I will confess there are times when I feel overwhelmed by the world around me. I’m burdened by the sin and godlessness of popular culture. I’m worried about my children’s future in a nation that may very well be experiencing the judgment of God as we speak. I wonder how bad he’ll allow things to get, and these thoughts leave me feeling anxious, afraid, and sometimes angry. I want to march in the streets and take back this country. I want to see some semblance of righteousness again.
But then, I look to Christ, and he reminds me that I won’t be here that long. He reminds me that my children won’t be here that long. He reminds me that I have good reason to feel a level of dissatisfaction in a fallen world that has rejected him. He reminds me that he did not die in my place so that I could be satisfied in a fallen world.
Christ has redeemed us for something more.
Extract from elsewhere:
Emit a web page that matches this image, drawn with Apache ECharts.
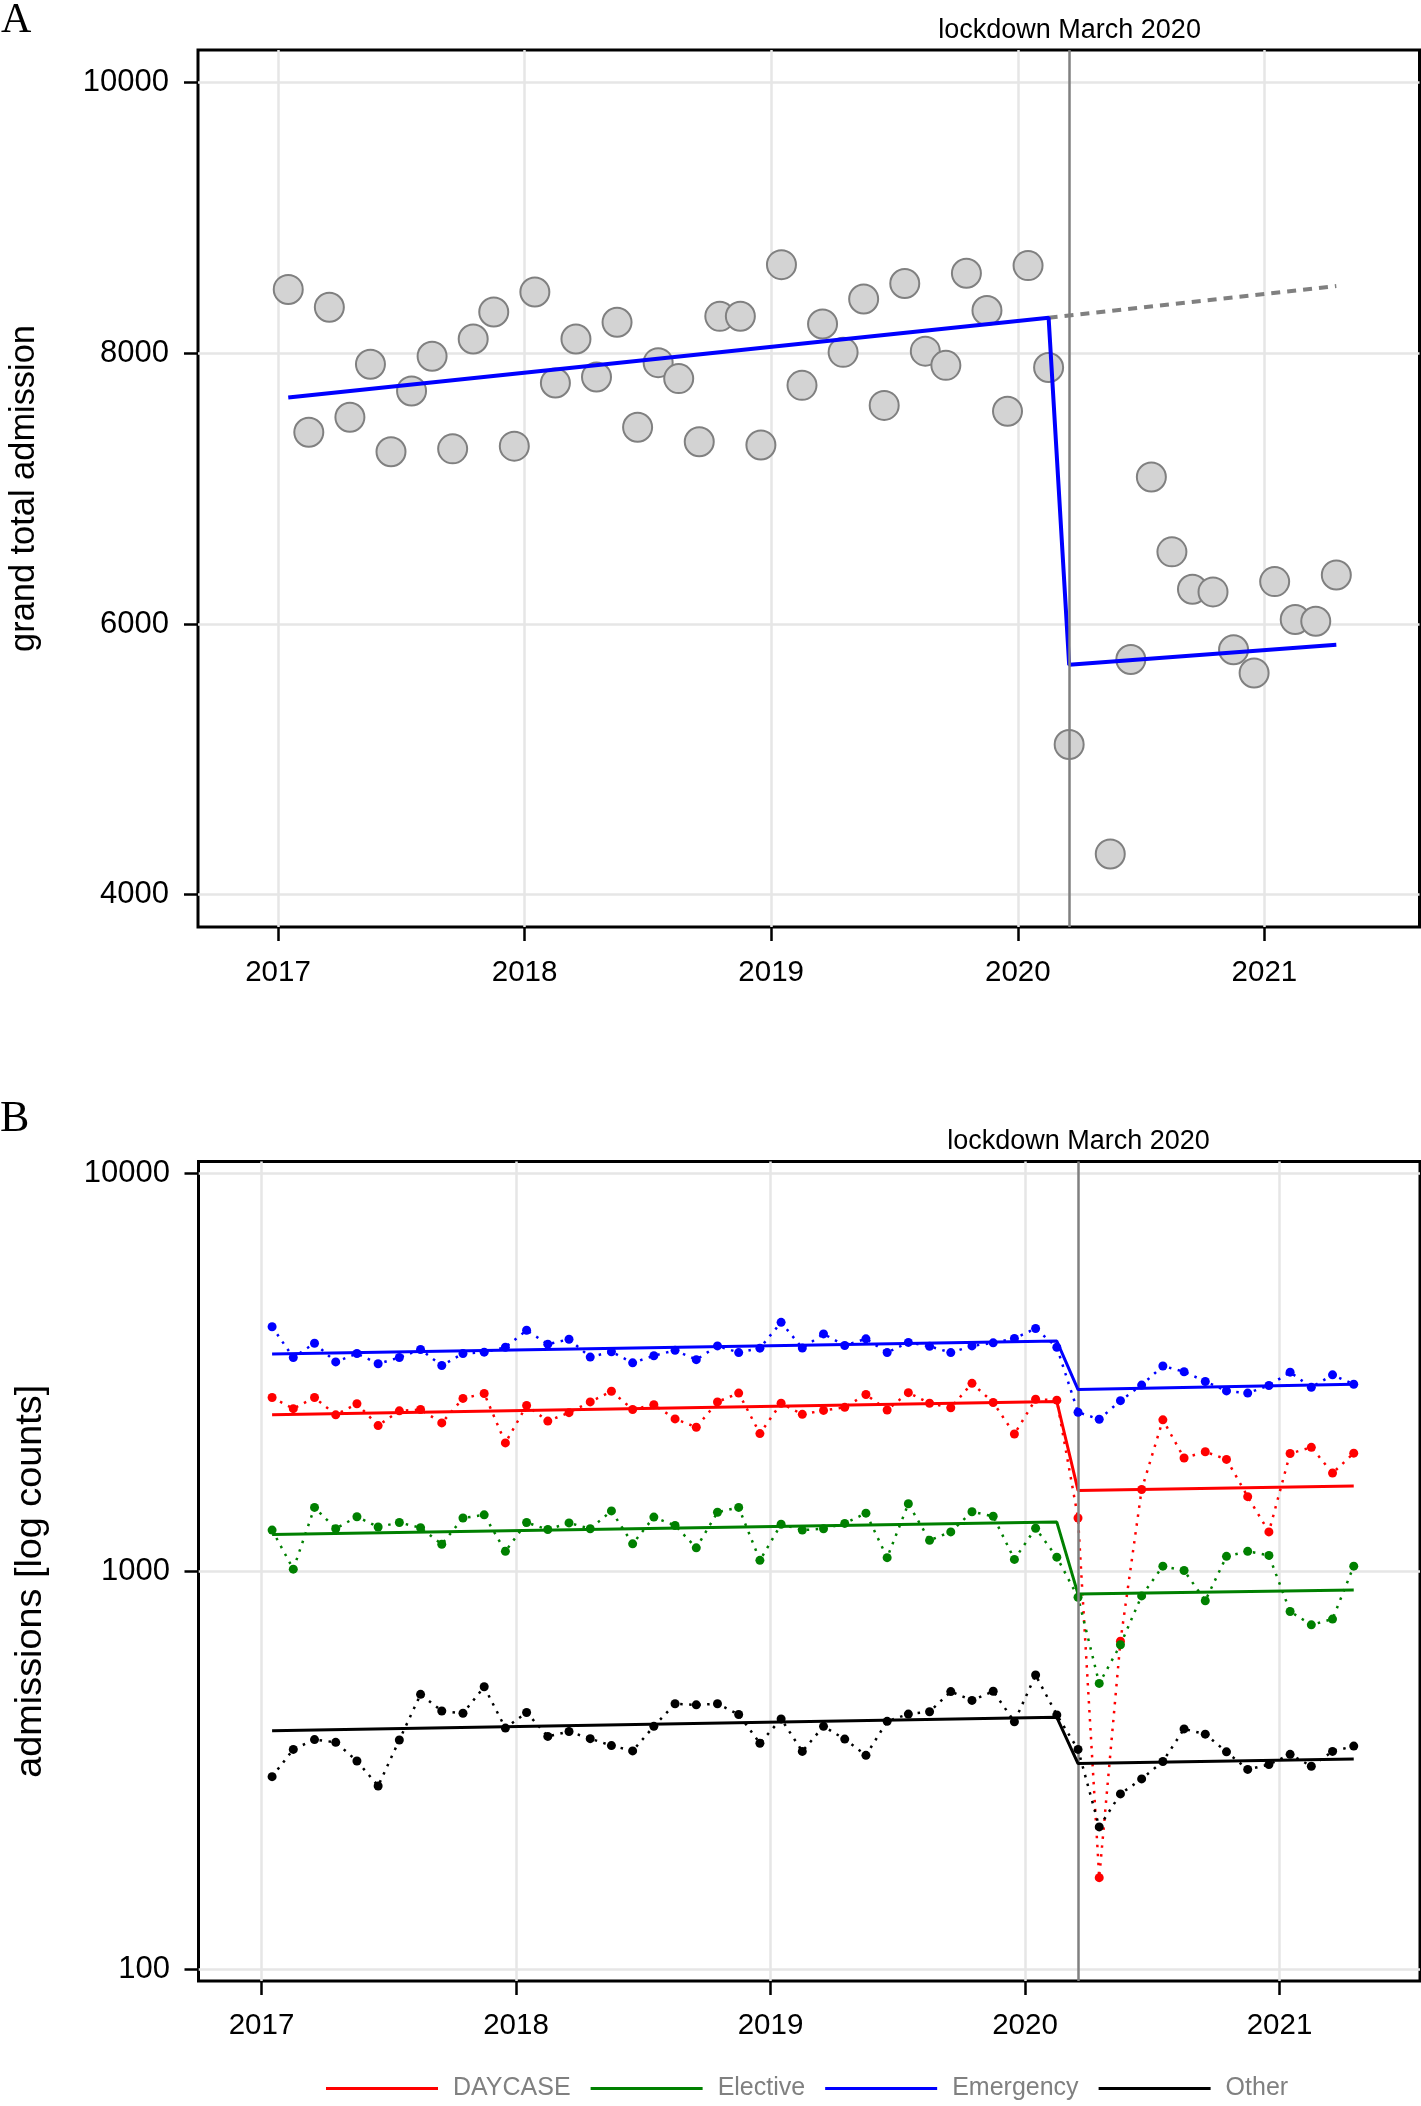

We don’t hope for humanity to finally get its act together and engineer a utopia on earth. No, we hope for the coming Christ, who says, “Behold, I am making all things new” (Rev 21:5). Only Christ can accomplish that perfect world most of us long for in the pit of our stomachs. Only Christ can bring an end to Babylon the harlot and all of her wicked influence.
The promise, of course, is that he will.